To be “in control” is to be able to determine what takes place, relatively. Control is never over every detail unless you choose to believe that God preprogrammed creation and history down to the least particular. On a basketball court, who is in control of the game: the referee, the coaches, the captains of the teams, or the spectators and cheerleaders? The referee and umpires make the game run according to the rules. The coaches control who plays and, to a degree, what plays will be run. Each individual player has immediate control over his own actions. The team that has the ball can be said to be in control of the ball, but a team that continually has the leading score is said to control the game. Control is a relative matter. Not even the most effective tyrant can control all times, places and persons that are under his subjection. The mind and actions of the individual can never be under total control.
And God is not a tyrant, although some ideas of absolute divine control make God, in effect a tyrant who bends everything to his will. God is love and his control is that of a loving father who allows considerable freedom to his children. Loving control is a guiding control; it is freeing rather than restrictive. God sets the rules of the game of life. He trains and coaches those who are responsive to his guiding control.

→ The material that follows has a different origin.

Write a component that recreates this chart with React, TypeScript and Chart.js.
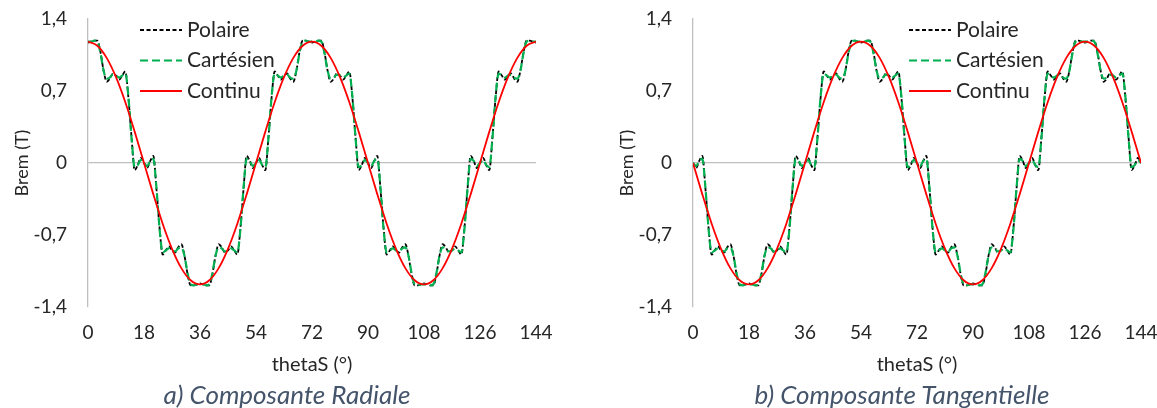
import React, { useEffect, useRef } from 'react';
import { Chart, registerables } from 'chart.js';

Chart.register(...registerables);

// ---------- data ----------
const thetaFine = [
  0, 1, 2, 3, 4, 5, 6, 7, 8, 9, 10, 11, 12, 13, 14, 15, 16, 17, 18,
  19, 20, 21, 22, 23, 24, 25, 26, 27, 28, 29, 30, 31, 32, 33, 34, 35, 36,
  37, 38, 39, 40, 41, 42, 43, 44, 45, 46, 47, 48, 49, 50, 51, 52, 53, 54,
  55, 56, 57, 58, 59, 60, 61, 62, 63, 64, 65, 66, 67, 68, 69, 70, 71, 72,
  73, 74, 75, 76, 77, 78, 79, 80, 81, 82, 83, 84, 85, 86, 87, 88, 89, 90,
  91, 92, 93, 94, 95, 96, 97, 98, 99, 100, 101, 102, 103, 104, 105, 106, 107, 108,
  109, 110, 111, 112, 113, 114, 115, 116, 117, 118, 119, 120, 121, 122, 123, 124, 125, 126,
  127, 128, 129, 130, 131, 132, 133, 134, 135, 136, 137, 138, 139, 140, 141, 142, 143, 144,
];

const thetaCoarse = [
  0, 3, 6, 9, 12, 15, 18, 21, 24, 27, 30, 33, 36, 39, 42, 45, 48, 51, 54, 57, 60, 63, 66, 69, 72,
  75, 78, 81, 84, 87, 90, 93, 96, 99, 102, 105, 108, 111, 114, 117, 120, 123, 126, 129, 132, 135, 138, 141, 144,
];

const xTickValues = [0, 18, 36, 54, 72, 90, 108, 126, 144];
const yTickValues = [-1.4, -0.7, 0, 0.7, 1.4];
const yTickLabels = ['-1,4', '-0,7', '0', '0,7', '1,4'];
const seriesNames = ['Polaire', 'Cartésien', 'Continu'];

const radialPolaire = [
  1.17, 1.18, 1.19, 1.19, 1.08, 0.90, 0.79, 0.82, 0.87, 0.85, 0.81, 0.85, 0.89, 0.63, 0.25, -0.07, -0.02, 0.05, 0,
  -0.05, 0.02, 0.07, -0.25, -0.63, -0.89, -0.85, -0.81, -0.85, -0.87, -0.82, -0.79, -0.90, -1.08, -1.19, -1.19, -1.18, -1.17,
  -1.18, -1.19, -1.19, -1.08, -0.90, -0.79, -0.82, -0.87, -0.85, -0.81, -0.85, -0.89, -0.63, -0.25, 0.07, 0.02, -0.05, 0,
  0.05, -0.02, -0.07, 0.25, 0.63, 0.89, 0.85, 0.81, 0.85, 0.87, 0.82, 0.79, 0.90, 1.08, 1.19, 1.19, 1.18, 1.17,
  1.18, 1.19, 1.19, 1.08, 0.90, 0.79, 0.82, 0.87, 0.85, 0.81, 0.85, 0.89, 0.63, 0.25, -0.07, -0.02, 0.05, 0,
  -0.05, 0.02, 0.07, -0.25, -0.63, -0.89, -0.85, -0.81, -0.85, -0.87, -0.82, -0.79, -0.90, -1.08, -1.19, -1.19, -1.18, -1.17,
  -1.18, -1.19, -1.19, -1.08, -0.90, -0.79, -0.82, -0.87, -0.85, -0.81, -0.85, -0.89, -0.63, -0.25, 0.07, 0.02, -0.05, 0,
  0.05, -0.02, -0.07, 0.25, 0.63, 0.89, 0.85, 0.81, 0.85, 0.87, 0.82, 0.79, 0.90, 1.08, 1.19, 1.19, 1.18, 1.17,
];

const radialCartesien = [
  1.18, 1.18, 1.19, 1.18, 1.07, 0.90, 0.82, 0.83, 0.86, 0.85, 0.83, 0.85, 0.87, 0.64, 0.24, -0.04, -0.02, 0.03, 0,
  -0.03, 0.02, 0.04, -0.24, -0.64, -0.87, -0.85, -0.83, -0.85, -0.86, -0.83, -0.82, -0.90, -1.07, -1.18, -1.19, -1.18, -1.18,
  -1.18, -1.19, -1.18, -1.07, -0.90, -0.82, -0.83, -0.86, -0.85, -0.83, -0.85, -0.87, -0.64, -0.24, 0.04, 0.02, -0.03, 0,
  0.03, -0.02, -0.04, 0.24, 0.64, 0.87, 0.85, 0.83, 0.85, 0.86, 0.83, 0.82, 0.90, 1.07, 1.18, 1.19, 1.18, 1.18,
  1.18, 1.19, 1.18, 1.07, 0.90, 0.82, 0.83, 0.86, 0.85, 0.83, 0.85, 0.87, 0.64, 0.24, -0.04, -0.02, 0.03, 0,
  -0.03, 0.02, 0.04, -0.24, -0.64, -0.87, -0.85, -0.83, -0.85, -0.86, -0.83, -0.82, -0.90, -1.07, -1.18, -1.19, -1.18, -1.18,
  -1.18, -1.19, -1.18, -1.07, -0.90, -0.82, -0.83, -0.86, -0.85, -0.83, -0.85, -0.87, -0.64, -0.24, 0.04, 0.02, -0.03, 0,
  0.03, -0.02, -0.04, 0.24, 0.64, 0.87, 0.85, 0.83, 0.85, 0.86, 0.83, 0.82, 0.90, 1.07, 1.18, 1.19, 1.18, 1.18,
];

const radialContinu = [
  1.18, 1.14, 1.022, 0.834, 0.59, 0.305, 0, -0.305, -0.59, -0.834, -1.022, -1.14, -1.18,
  -1.14, -1.022, -0.834, -0.59, -0.305, 0, 0.305, 0.59, 0.834, 1.022, 1.14, 1.18,
  1.14, 1.022, 0.834, 0.59, 0.305, 0, -0.305, -0.59, -0.834, -1.022, -1.14, -1.18,
  -1.14, -1.022, -0.834, -0.59, -0.305, 0, 0.305, 0.59, 0.834, 1.022, 1.14, 1.18,
];

const tangPolaire = [
  0,
  -0.05, 0.02, 0.07, -0.25, -0.63, -0.89, -0.85, -0.81, -0.85, -0.87, -0.82, -0.79, -0.90, -1.08, -1.19, -1.19, -1.18, -1.17,
  -1.18, -1.19, -1.19, -1.08, -0.90, -0.79, -0.82, -0.87, -0.85, -0.81, -0.85, -0.89, -0.63, -0.25, 0.07, 0.02, -0.05, 0,
  0.05, -0.02, -0.07, 0.25, 0.63, 0.89, 0.85, 0.81, 0.85, 0.87, 0.82, 0.79, 0.90, 1.08, 1.19, 1.19, 1.18, 1.17,
  1.18, 1.19, 1.19, 1.08, 0.90, 0.79, 0.82, 0.87, 0.85, 0.81, 0.85, 0.89, 0.63, 0.25, -0.07, -0.02, 0.05, 0,
  -0.05, 0.02, 0.07, -0.25, -0.63, -0.89, -0.85, -0.81, -0.85, -0.87, -0.82, -0.79, -0.90, -1.08, -1.19, -1.19, -1.18, -1.17,
  -1.18, -1.19, -1.19, -1.08, -0.90, -0.79, -0.82, -0.87, -0.85, -0.81, -0.85, -0.89, -0.63, -0.25, 0.07, 0.02, -0.05, 0,
  0.05, -0.02, -0.07, 0.25, 0.63, 0.89, 0.85, 0.81, 0.85, 0.87, 0.82, 0.79, 0.90, 1.08, 1.19, 1.19, 1.18, 1.17,
  1.18, 1.19, 1.19, 1.08, 0.90, 0.79, 0.82, 0.87, 0.85, 0.81, 0.85, 0.89, 0.63, 0.25, -0.07, -0.02, 0.05, 0,
];

const tangCartesien = [
  0,
  -0.03, 0.02, 0.04, -0.24, -0.64, -0.87, -0.85, -0.83, -0.85, -0.86, -0.83, -0.82, -0.90, -1.07, -1.18, -1.19, -1.18, -1.18,
  -1.18, -1.19, -1.18, -1.07, -0.90, -0.82, -0.83, -0.86, -0.85, -0.83, -0.85, -0.87, -0.64, -0.24, 0.04, 0.02, -0.03, 0,
  0.03, -0.02, -0.04, 0.24, 0.64, 0.87, 0.85, 0.83, 0.85, 0.86, 0.83, 0.82, 0.90, 1.07, 1.18, 1.19, 1.18, 1.18,
  1.18, 1.19, 1.18, 1.07, 0.90, 0.82, 0.83, 0.86, 0.85, 0.83, 0.85, 0.87, 0.64, 0.24, -0.04, -0.02, 0.03, 0,
  -0.03, 0.02, 0.04, -0.24, -0.64, -0.87, -0.85, -0.83, -0.85, -0.86, -0.83, -0.82, -0.90, -1.07, -1.18, -1.19, -1.18, -1.18,
  -1.18, -1.19, -1.18, -1.07, -0.90, -0.82, -0.83, -0.86, -0.85, -0.83, -0.85, -0.87, -0.64, -0.24, 0.04, 0.02, -0.03, 0,
  0.03, -0.02, -0.04, 0.24, 0.64, 0.87, 0.85, 0.83, 0.85, 0.86, 0.83, 0.82, 0.90, 1.07, 1.18, 1.19, 1.18, 1.18,
  1.18, 1.19, 1.18, 1.07, 0.90, 0.82, 0.83, 0.86, 0.85, 0.83, 0.85, 0.87, 0.64, 0.24, -0.04, -0.02, 0.03, 0,
];

const tangContinu = [
  0, -0.305, -0.59, -0.834, -1.022, -1.14, -1.18, -1.14, -1.022, -0.834, -0.59, -0.305, 0,
  0.305, 0.59, 0.834, 1.022, 1.14, 1.18, 1.14, 1.022, 0.834, 0.59, 0.305, 0,
  -0.305, -0.59, -0.834, -1.022, -1.14, -1.18, -1.14, -1.022, -0.834, -0.59, -0.305, 0,
  0.305, 0.59, 0.834, 1.022, 1.14, 1.18, 1.14, 1.022, 0.834, 0.59, 0.305, 0,
];

// ---------- styles ----------
const FONT = 'Lato, Calibri, "Open Sans", sans-serif';
const TEXT_COLOR = '#262626';
const AXIS_COLOR = '#bfbfbf';
const LINE_STYLES = [
  { color: '#000000', dash: [4, 2.5], width: 1.8 },
  { color: '#00b050', dash: [8, 4], width: 2.2 },
  { color: '#ff0000', dash: [] as number[], width: 1.8 },
];

const toPoints = (xs: number[], ys: number[]) => xs.map((x, i) => ({ x, y: ys[i] }));

type PanelProps = {
  left: number;
  polaire: number[];
  cartesien: number[];
  continu: number[];
  legendX: number;
};

const PLOT_LEFT = 88;
const PLOT_TOP = 19;
const PLOT_W = 448;
const CANVAS_W = 563;
const CANVAS_H = 384;
const PLOT_BOTTOM = 307;

function Panel({ left, polaire, cartesien, continu, legendX }: PanelProps) {
  const ref = useRef<HTMLCanvasElement | null>(null);

  useEffect(() => {
    if (!ref.current) return;
    const seriesData = [polaire, cartesien, continu];
    const seriesX = [thetaFine, thetaFine, thetaCoarse];

    const legendPlugin = {
      id: 'insideLegend',
      afterDatasetsDraw(chart: any) {
        const { ctx, chartArea } = chart;
        ctx.save();
        seriesNames.forEach((name, i) => {
          const st = LINE_STYLES[i];
          const y = chartArea.top + 11 + i * 30.5;
          const x0 = chartArea.left + legendX;
          ctx.beginPath();
          ctx.setLineDash(st.dash);
          ctx.strokeStyle = st.color;
          ctx.lineWidth = st.width;
          ctx.moveTo(x0, y);
          ctx.lineTo(x0 + 42, y);
          ctx.stroke();
          ctx.setLineDash([]);
          ctx.fillStyle = TEXT_COLOR;
          ctx.font = `21px ${FONT}`;
          ctx.textAlign = 'left';
          ctx.textBaseline = 'middle';
          ctx.fillText(name, x0 + 47, y);
        });
        ctx.restore();
      },
    };

    const chart = new Chart(ref.current, {
      type: 'line',
      data: {
        datasets: seriesNames.map((name, i) => ({
          label: name,
          data: toPoints(seriesX[i], seriesData[i]),
          borderColor: LINE_STYLES[i].color,
          borderWidth: LINE_STYLES[i].width,
          borderDash: LINE_STYLES[i].dash,
          pointRadius: 0,
          fill: false,
          cubicInterpolationMode: 'monotone',
          order: 2 - i,
        })),
      },
      options: {
        animation: false,
        responsive: false,
        maintainAspectRatio: false,
        layout: { padding: { left: 0, top: PLOT_TOP, right: CANVAS_W - PLOT_LEFT - PLOT_W, bottom: 0 } },
        plugins: { legend: { display: false }, tooltip: { enabled: false } },
        scales: {
          x: {
            type: 'linear',
            min: 0,
            max: 144,
            afterBuildTicks: (s: any) => {
              s.ticks = xTickValues.map((v) => ({ value: v }));
            },
            afterFit: (s: any) => {
              s.height = CANVAS_H - PLOT_BOTTOM;
              s.paddingLeft = 0;
              s.paddingRight = 0;
            },
            grid: { display: false },
            border: { display: false },
            ticks: {
              autoSkip: false,
              maxRotation: 0,
              padding: 6,
              color: TEXT_COLOR,
              font: { family: FONT, size: 19 },
              callback: (v: any) => String(v),
            },
            title: {
              display: true,
              text: 'thetaS (°)',
              color: TEXT_COLOR,
              font: { family: FONT, size: 20 },
              padding: { top: 0, bottom: 7 },
            },
          },
          y: {
            type: 'linear',
            min: -1.4,
            max: 1.4,
            afterBuildTicks: (s: any) => {
              s.ticks = yTickValues.map((v) => ({ value: v }));
            },
            afterFit: (s: any) => {
              s.width = PLOT_LEFT;
              s.paddingTop = 0;
              s.paddingBottom = 0;
            },
            grid: {
              drawTicks: false,
              lineWidth: 1.3,
              color: (c: any) => (c.tick && c.tick.value === 0 ? AXIS_COLOR : 'rgba(0,0,0,0)'),
            },
            border: { display: true, color: AXIS_COLOR, width: 1.3 },
            ticks: {
              padding: 21,
              color: TEXT_COLOR,
              font: { family: FONT, size: 19 },
              callback: (_v: any, i: number) => yTickLabels[i],
            },
            title: {
              display: true,
              text: 'Brem (T)',
              color: TEXT_COLOR,
              font: { family: FONT, size: 18 },
              padding: { top: 11, bottom: 0 },
            },
          },
        },
      } as any,
      plugins: [legendPlugin],
    });
    return () => chart.destroy();
  }, [polaire, cartesien, continu, legendX]);

  return (
    <div style={{ position: 'absolute', left, top: 0, width: CANVAS_W, height: CANVAS_H }}>
      <canvas ref={ref} width={CANVAS_W} height={CANVAS_H} style={{ width: CANVAS_W, height: CANVAS_H, display: 'block' }} />
    </div>
  );
}

const captionStyle: React.CSSProperties = {
  position: 'absolute',
  top: 379,
  width: 500,
  textAlign: 'center',
  fontFamily: FONT,
  fontStyle: 'italic',
  fontSize: 26,
  lineHeight: '30px',
  color: '#44546a',
  whiteSpace: 'nowrap',
};

export default function App() {
  return (
    <div style={{ position: 'absolute', left: 0, top: 0, width: 1157, height: 408, background: '#fff', overflow: 'hidden' }}>
      <Panel left={0} polaire={radialPolaire} cartesien={radialCartesien} continu={radialContinu} legendX={52} />
      <Panel left={605} polaire={tangPolaire} cartesien={tangCartesien} continu={tangContinu} legendX={216} />
      <div style={{ ...captionStyle, left: 287 - 250 }}>a) Composante Radiale</div>
      <div style={{ ...captionStyle, left: 902 - 250 }}>b) Composante Tangentielle</div>
    </div>
  );
}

In the big picture, everything goes in God’s providential direction, but he does not dictate all the details. Many of these are left to human free choice. The wind can blow hard against God’s desire and purpose, but as the expert helmsman sets his sails to take advantage of whatever wind blows, so God works all things together, including all that is counter to his will, to accomplish his will. In a world where the fierce, unpredictable winds of freedom and chance blow, God maintains overarching control.
At the World Trade Towers, as in the Holocaust, the Khmer Rouge regime of genocide of the 1970s, the Ruandan genocide of 1994, and all the other unspeakable atrocities of history, the heart of God bled as he saw the evil his imago dei creatures imposed on each other and suffered at the hands of each other. God was not in control of these events as he is not in control of the evils we bring about and suffer in so many of in our individual lives. Nonetheless, God is wounded, but not defeated. The battle is long and hard, but it is not done. In spite of all appearance, God does not lose control. In spite of all that seems to count against him, he remains the only force that can be trusted. Yes, God is in control.

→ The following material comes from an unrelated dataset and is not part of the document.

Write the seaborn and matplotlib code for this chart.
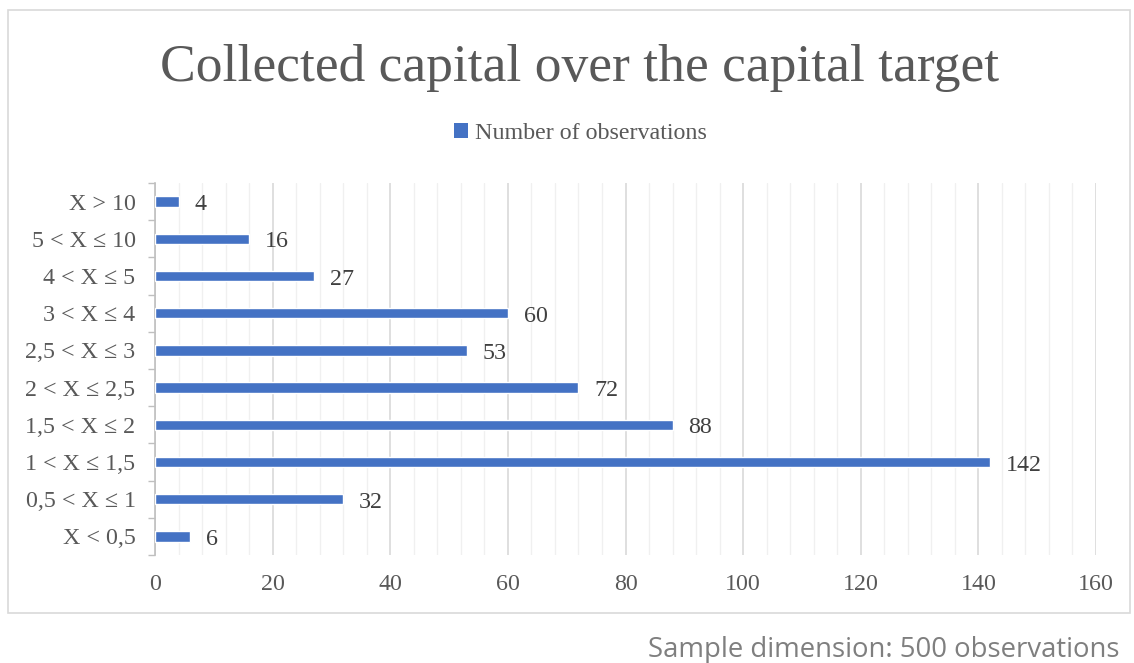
import matplotlib
matplotlib.use("Agg")
import matplotlib.pyplot as plt
import seaborn as sns
import pandas as pd
from matplotlib.patches import Patch, Rectangle
from matplotlib.ticker import MultipleLocator

# Ranges of collected capital / capital target, top to bottom
categories = ["X > 10", "5 < X ≤ 10", "4 < X ≤ 5", "3 < X ≤ 4", "2,5 < X ≤ 3",
              "2 < X ≤ 2,5", "1,5 < X ≤ 2", "1 < X ≤ 1,5", "0,5 < X ≤ 1", "X < 0,5"]
observations = [4, 16, 27, 60, 53, 72, 88, 142, 32, 6]
x_ticks = [0, 20, 40, 60, 80, 100, 120, 140, 160]

series_name = "Number of observations"
title = "Collected capital over the capital target"
footer = "Sample dimension: 500 observations"

bar_color = "#4472C4"
text_color = "#595959"
label_size = 17.3

df = pd.DataFrame({"range": categories, "count": observations})

sns.set_theme(style="white")
plt.rcParams["font.family"] = ["Liberation Serif", "DejaVu Serif"]

fig = plt.figure(figsize=(11.34, 6.63), dpi=100)
ax = fig.add_axes([0.1367, 0.163, 0.8298, 0.561])

sns.barplot(data=df, y="range", x="count", order=categories, color=bar_color,
            saturation=1, width=0.28, orient="h", ax=ax, zorder=3)

ax.set_xlim(x_ticks[0], x_ticks[-1])
ax.set_xticks(x_ticks)
ax.xaxis.set_minor_locator(MultipleLocator(4))
ax.grid(axis="x", which="major", color="#d9d9d9", linewidth=1.2, zorder=0)
ax.grid(axis="x", which="minor", color="#f0f0f0", linewidth=1.0, zorder=0)
ax.grid(axis="y", visible=False)
ax.set_axisbelow(True)

# category boundary ticks on the left axis
n = len(categories)
ax.set_yticks([i - 0.5 for i in range(n + 1)], minor=True)
ax.tick_params(axis="y", which="minor", length=5, color="#bfbfbf", width=1, left=True)
ax.tick_params(axis="y", which="major", length=0, pad=14, labelsize=label_size, labelcolor=text_color)
ax.tick_params(axis="x", which="both", length=0, pad=14, labelsize=label_size, labelcolor=text_color)
ax.set_ylim(n - 0.5, -0.5)

for side in ["top", "right", "bottom"]:
    ax.spines[side].set_visible(False)
ax.spines["left"].set_color("#bfbfbf")
ax.spines["left"].set_linewidth(1.2)

ax.set_xlabel("")
ax.set_ylabel("")

for cont in ax.containers:
    texts = ax.bar_label(cont, labels=[str(v) for v in observations], padding=11.5,
                         fontsize=label_size, color="#404040")
    for t in texts:
        ox, oy = t.xyann
        t.xyann = (ox, oy - 2.2)

fig.suptitle(title, x=0.511, y=0.933, fontsize=38.5, color=text_color)

handle = Patch(facecolor=bar_color, edgecolor="none")
fig.legend([handle], [series_name], loc="center", bbox_to_anchor=(0.512, 0.799),
           frameon=False, fontsize=label_size, labelcolor=text_color,
           handlelength=0.55, handleheight=0.55, handletextpad=0.3)

# chart area frame
fig.patches.append(Rectangle((8 / 1134, 1 - 613 / 663), (1130 - 8) / 1134, (613 - 10) / 663,
                             transform=fig.transFigure, fill=False,
                             edgecolor="#d9d9d9", linewidth=1.2))

fig.text(1120 / 1134, 1 - 650 / 663, footer, ha="right", va="center",
         fontsize=19.8, color="#7f7f7f", family=["Open Sans", "DejaVu Sans"])

fig.savefig("out.png", dpi=100)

Tuesday, September 28, 2010
Recent polls show that most Americans do not know the names of the four gospels, where in the Bible to find the Ten Commandments, any of the words to the 23rd Psalm, nor that the Bible comprises sixty-six books. That indicates a lack of biblical knowledge at one level, but only a most basic level. This is disturbing to some of us, but such knowledge does not get at what the Bible is about. Bible study should focus on what it all means, and what it means to us and our world.

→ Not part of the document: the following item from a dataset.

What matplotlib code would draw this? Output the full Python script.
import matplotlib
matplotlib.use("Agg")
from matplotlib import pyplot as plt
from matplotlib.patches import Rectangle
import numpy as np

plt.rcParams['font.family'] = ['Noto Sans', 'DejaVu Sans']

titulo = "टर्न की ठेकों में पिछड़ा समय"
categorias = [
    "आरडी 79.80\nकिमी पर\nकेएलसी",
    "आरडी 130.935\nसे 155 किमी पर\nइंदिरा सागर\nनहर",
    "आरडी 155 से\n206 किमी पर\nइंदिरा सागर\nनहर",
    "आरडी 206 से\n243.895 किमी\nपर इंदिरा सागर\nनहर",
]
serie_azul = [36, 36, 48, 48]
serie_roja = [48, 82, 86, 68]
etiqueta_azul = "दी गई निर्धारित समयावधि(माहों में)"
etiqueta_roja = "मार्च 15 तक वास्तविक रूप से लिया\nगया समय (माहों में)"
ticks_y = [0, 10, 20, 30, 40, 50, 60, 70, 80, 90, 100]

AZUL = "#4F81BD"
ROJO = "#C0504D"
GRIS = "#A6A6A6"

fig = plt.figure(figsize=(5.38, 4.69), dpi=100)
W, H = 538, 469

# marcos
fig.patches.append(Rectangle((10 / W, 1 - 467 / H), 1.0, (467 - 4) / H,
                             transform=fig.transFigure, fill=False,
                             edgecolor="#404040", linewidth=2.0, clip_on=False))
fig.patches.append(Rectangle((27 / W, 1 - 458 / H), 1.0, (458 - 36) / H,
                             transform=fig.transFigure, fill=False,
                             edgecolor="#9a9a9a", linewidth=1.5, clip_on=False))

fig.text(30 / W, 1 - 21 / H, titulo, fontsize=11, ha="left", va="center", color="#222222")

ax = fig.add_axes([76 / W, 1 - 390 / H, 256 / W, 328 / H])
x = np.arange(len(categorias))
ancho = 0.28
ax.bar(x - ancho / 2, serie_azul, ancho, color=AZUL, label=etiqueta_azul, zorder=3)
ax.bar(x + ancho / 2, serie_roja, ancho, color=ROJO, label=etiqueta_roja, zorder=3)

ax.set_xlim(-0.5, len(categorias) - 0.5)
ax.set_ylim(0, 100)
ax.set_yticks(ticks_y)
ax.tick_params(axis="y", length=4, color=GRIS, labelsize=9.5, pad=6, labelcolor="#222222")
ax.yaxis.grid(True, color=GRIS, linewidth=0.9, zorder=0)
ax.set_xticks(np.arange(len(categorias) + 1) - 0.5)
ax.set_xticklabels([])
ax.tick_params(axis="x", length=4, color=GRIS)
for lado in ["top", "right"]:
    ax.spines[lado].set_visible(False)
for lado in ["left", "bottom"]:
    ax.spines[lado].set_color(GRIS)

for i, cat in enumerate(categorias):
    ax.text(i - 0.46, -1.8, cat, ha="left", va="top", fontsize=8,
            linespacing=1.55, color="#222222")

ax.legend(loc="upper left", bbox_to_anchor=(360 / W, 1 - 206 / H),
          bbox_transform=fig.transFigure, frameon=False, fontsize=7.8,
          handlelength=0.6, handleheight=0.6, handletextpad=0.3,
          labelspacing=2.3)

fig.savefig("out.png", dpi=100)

Before we begin studying the details, individual or small groups of verses, before we let ourselves get bogged down in controversy over any of the passages that are difficult to understand, we should look for the larger meanings, the purpose, intention, and aim of it all. What the Bible or any of its parts are all about is not a body of facts and information. It is about the nature and purposes of God, particularly in relation to his human creation.
Basically and ultimately the Bible is not about principles, ideas, doctrines, or rules for living; it is about relationships: God’s relation to his creation, particularly the human creation, and our relationship to him.
The Bible is about faith, forgiveness, trust, peace, patience, compassion, rebellion, hatred, lust, guilt, and the rest of the entire spectrum of personal relationships positive and negative. It is about love, the foundational relationship, the one that produces joy and peace. Bible study at its best explores these relations and their connection with each other. The meaning and significance of the biblical story is relational, relate-ive. The big picture must be understood before the details can find where they fit into the whole. And yes, it remains true that we can’t do much of this until we know the four gospels and the fundamental facts.
It seemed that everything God had done for Israel was in vain, accomplished nothing, and was treated by his people as worthless. Was God disappointed? Can God’s feelings be hurt? Does God have feelings, or is he impassive? According to the prophet, Hosea, God is frustrated and doesn’t know what else he can do to get them to keep their covenant commitments to him. Hosea indicates that God has tried everything he knows how to do, all to no avail. He rescued them from slavery, made them his special people–a people with a special purpose, for the rest of the world–has blessed them with a great land, defeated all their enemies, sent them prophets, warned them of the dangers if they did not do right, has loved them with an everlasting steadfast love. He has even tried punishment–severe punishment. Nothing has gotten through to them. They have ignored God and done it their way. And continue to.
According to Hosea, it is God’s own words that tell us he doesn’t know what to do with them. Can this be? God is supposed to know everything, but he doesn’t know how to do with this intransigent nation of rebels. Maybe we have been wrong. Maybe there are things God doesn’t know. We’ll have to explore this. If there is that which God doesn’t know, perhaps even can’t know, we must abandon the ancient idea that God is omniscient, all knowing. Is Hosea wrong, or have we been wrong all these centuries? It may be that God is more complex than we have simplified him to be, than our creeds and doctrinal statements have been able to formulate; it just may be that there is more to God than can be fitted into our formulas.